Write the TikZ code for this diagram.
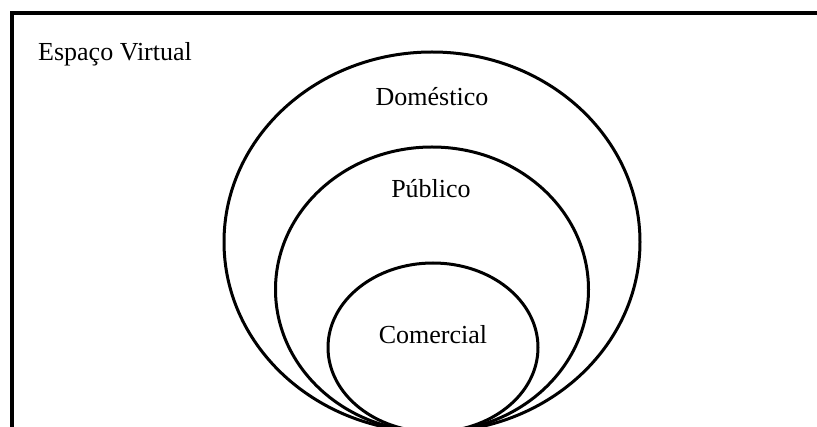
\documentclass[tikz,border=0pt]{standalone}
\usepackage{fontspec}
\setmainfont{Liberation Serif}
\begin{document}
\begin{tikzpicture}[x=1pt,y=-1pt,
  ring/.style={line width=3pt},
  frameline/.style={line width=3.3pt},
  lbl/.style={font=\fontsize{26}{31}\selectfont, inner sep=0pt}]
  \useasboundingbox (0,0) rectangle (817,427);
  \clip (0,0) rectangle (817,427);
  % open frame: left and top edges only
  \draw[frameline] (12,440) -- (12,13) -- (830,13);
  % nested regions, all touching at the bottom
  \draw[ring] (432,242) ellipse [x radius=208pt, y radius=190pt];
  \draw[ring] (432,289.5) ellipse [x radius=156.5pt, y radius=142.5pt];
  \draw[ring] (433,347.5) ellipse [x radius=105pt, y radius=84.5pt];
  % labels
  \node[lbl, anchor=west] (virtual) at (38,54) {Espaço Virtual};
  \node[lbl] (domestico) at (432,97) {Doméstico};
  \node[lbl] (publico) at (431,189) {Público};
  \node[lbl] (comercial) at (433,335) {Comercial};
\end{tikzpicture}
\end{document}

* * * * * * *

Written task.
Restate the entire listing word for word, excluding pictures.

Complete answer.
Write the TikZ code for this diagram.
\documentclass[tikz,border=0pt]{standalone}
\usepackage{fontspec}
\setmainfont{Liberation Serif}
\begin{document}
\begin{tikzpicture}[x=1pt,y=-1pt,
  ring/.style={line width=3pt},
  frameline/.style={line width=3.3pt},
  lbl/.style={font=\fontsize{26}{31}\selectfont, inner sep=0pt}]
  \useasboundingbox (0,0) rectangle (817,427);
  \clip (0,0) rectangle (817,427);
  % open frame: left and top edges only
  \draw[frameline] (12,440) -- (12,13) -- (830,13);
  % nested regions, all touching at the bottom
  \draw[ring] (432,242) ellipse [x radius=208pt, y radius=190pt];
  \draw[ring] (432,289.5) ellipse [x radius=156.5pt, y radius=142.5pt];
  \draw[ring] (433,347.5) ellipse [x radius=105pt, y radius=84.5pt];
  % labels
  \node[lbl, anchor=west] (virtual) at (38,54) {Espaço Virtual};
  \node[lbl] (domestico) at (432,97) {Doméstico};
  \node[lbl] (publico) at (431,189) {Público};
  \node[lbl] (comercial) at (433,335) {Comercial};
\end{tikzpicture}
\end{document}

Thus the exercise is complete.